■ **TASK REQUIREMENTS**
Skip every picture and transcribe the remaining material exactly.

■ **DATA SEGMENT**
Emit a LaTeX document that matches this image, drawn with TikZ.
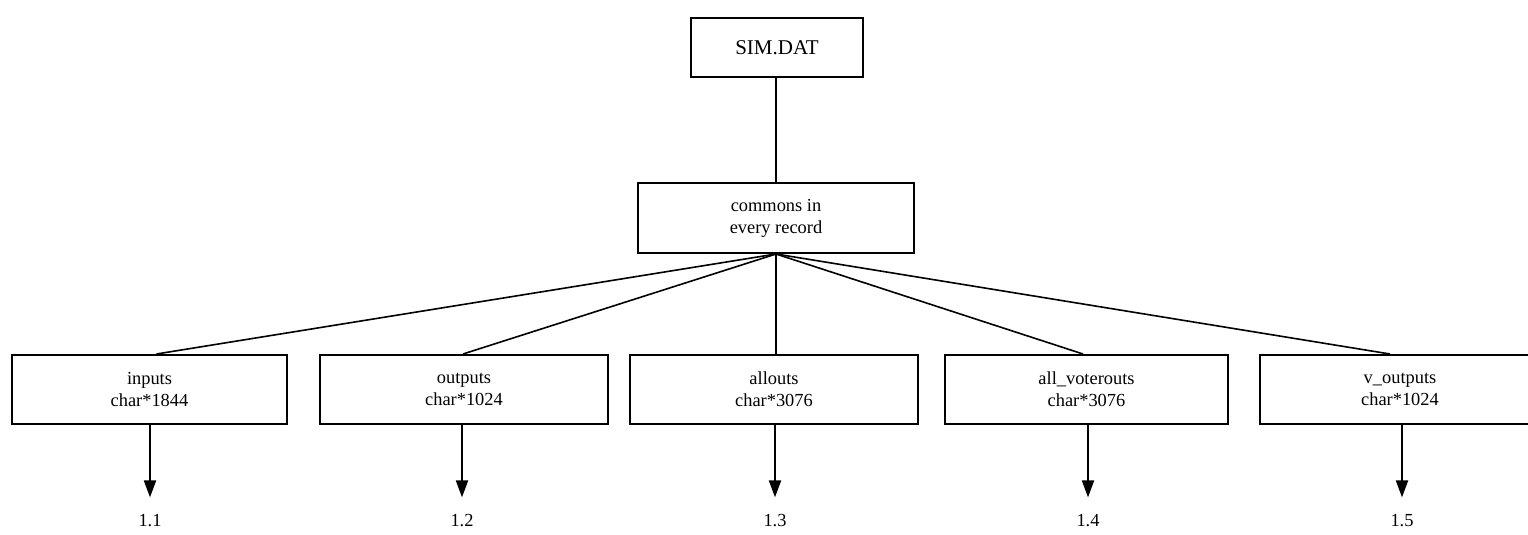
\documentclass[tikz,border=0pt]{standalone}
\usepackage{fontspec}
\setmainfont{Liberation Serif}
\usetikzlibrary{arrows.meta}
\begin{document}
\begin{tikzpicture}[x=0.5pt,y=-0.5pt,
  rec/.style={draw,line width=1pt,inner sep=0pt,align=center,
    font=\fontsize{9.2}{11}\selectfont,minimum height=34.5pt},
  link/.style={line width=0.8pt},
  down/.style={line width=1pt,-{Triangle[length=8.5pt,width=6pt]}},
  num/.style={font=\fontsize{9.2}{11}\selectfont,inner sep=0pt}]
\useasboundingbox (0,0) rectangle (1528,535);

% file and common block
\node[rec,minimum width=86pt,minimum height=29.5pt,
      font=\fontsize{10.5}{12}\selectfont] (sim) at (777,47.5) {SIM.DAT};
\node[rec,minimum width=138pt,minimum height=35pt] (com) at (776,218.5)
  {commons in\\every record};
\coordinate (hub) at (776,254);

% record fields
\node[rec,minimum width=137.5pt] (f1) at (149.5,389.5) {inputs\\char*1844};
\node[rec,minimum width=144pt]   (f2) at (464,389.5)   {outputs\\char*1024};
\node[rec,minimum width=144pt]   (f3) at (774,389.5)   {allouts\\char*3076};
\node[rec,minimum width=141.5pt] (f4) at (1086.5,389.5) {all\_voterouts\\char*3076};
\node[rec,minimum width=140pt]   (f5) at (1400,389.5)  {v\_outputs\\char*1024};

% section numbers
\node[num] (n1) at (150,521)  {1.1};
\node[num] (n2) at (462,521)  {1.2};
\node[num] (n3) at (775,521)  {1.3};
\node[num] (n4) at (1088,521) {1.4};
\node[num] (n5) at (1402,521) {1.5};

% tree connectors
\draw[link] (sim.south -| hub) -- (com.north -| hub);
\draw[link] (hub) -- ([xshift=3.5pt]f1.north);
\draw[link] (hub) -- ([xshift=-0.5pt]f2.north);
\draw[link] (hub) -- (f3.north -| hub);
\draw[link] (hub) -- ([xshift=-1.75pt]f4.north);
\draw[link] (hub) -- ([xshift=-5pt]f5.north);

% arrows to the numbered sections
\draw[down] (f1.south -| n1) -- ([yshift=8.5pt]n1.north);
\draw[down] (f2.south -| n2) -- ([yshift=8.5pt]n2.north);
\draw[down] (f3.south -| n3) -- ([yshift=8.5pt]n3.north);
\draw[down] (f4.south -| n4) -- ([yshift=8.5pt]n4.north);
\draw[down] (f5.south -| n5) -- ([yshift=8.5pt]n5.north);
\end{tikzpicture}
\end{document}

■ **PROBLEM SOLUTION**
Emit a LaTeX document that matches this image, drawn with TikZ.
\documentclass[tikz,border=0pt]{standalone}
\usepackage{fontspec}
\setmainfont{Liberation Serif}
\usetikzlibrary{arrows.meta}
\begin{document}
\begin{tikzpicture}[x=0.5pt,y=-0.5pt,
  rec/.style={draw,line width=1pt,inner sep=0pt,align=center,
    font=\fontsize{9.2}{11}\selectfont,minimum height=34.5pt},
  link/.style={line width=0.8pt},
  down/.style={line width=1pt,-{Triangle[length=8.5pt,width=6pt]}},
  num/.style={font=\fontsize{9.2}{11}\selectfont,inner sep=0pt}]
\useasboundingbox (0,0) rectangle (1528,535);

% file and common block
\node[rec,minimum width=86pt,minimum height=29.5pt,
      font=\fontsize{10.5}{12}\selectfont] (sim) at (777,47.5) {SIM.DAT};
\node[rec,minimum width=138pt,minimum height=35pt] (com) at (776,218.5)
  {commons in\\every record};
\coordinate (hub) at (776,254);

% record fields
\node[rec,minimum width=137.5pt] (f1) at (149.5,389.5) {inputs\\char*1844};
\node[rec,minimum width=144pt]   (f2) at (464,389.5)   {outputs\\char*1024};
\node[rec,minimum width=144pt]   (f3) at (774,389.5)   {allouts\\char*3076};
\node[rec,minimum width=141.5pt] (f4) at (1086.5,389.5) {all\_voterouts\\char*3076};
\node[rec,minimum width=140pt]   (f5) at (1400,389.5)  {v\_outputs\\char*1024};

% section numbers
\node[num] (n1) at (150,521)  {1.1};
\node[num] (n2) at (462,521)  {1.2};
\node[num] (n3) at (775,521)  {1.3};
\node[num] (n4) at (1088,521) {1.4};
\node[num] (n5) at (1402,521) {1.5};

% tree connectors
\draw[link] (sim.south -| hub) -- (com.north -| hub);
\draw[link] (hub) -- ([xshift=3.5pt]f1.north);
\draw[link] (hub) -- ([xshift=-0.5pt]f2.north);
\draw[link] (hub) -- (f3.north -| hub);
\draw[link] (hub) -- ([xshift=-1.75pt]f4.north);
\draw[link] (hub) -- ([xshift=-5pt]f5.north);

% arrows to the numbered sections
\draw[down] (f1.south -| n1) -- ([yshift=8.5pt]n1.north);
\draw[down] (f2.south -| n2) -- ([yshift=8.5pt]n2.north);
\draw[down] (f3.south -| n3) -- ([yshift=8.5pt]n3.north);
\draw[down] (f4.south -| n4) -- ([yshift=8.5pt]n4.north);
\draw[down] (f5.south -| n5) -- ([yshift=8.5pt]n5.north);
\end{tikzpicture}
\end{document}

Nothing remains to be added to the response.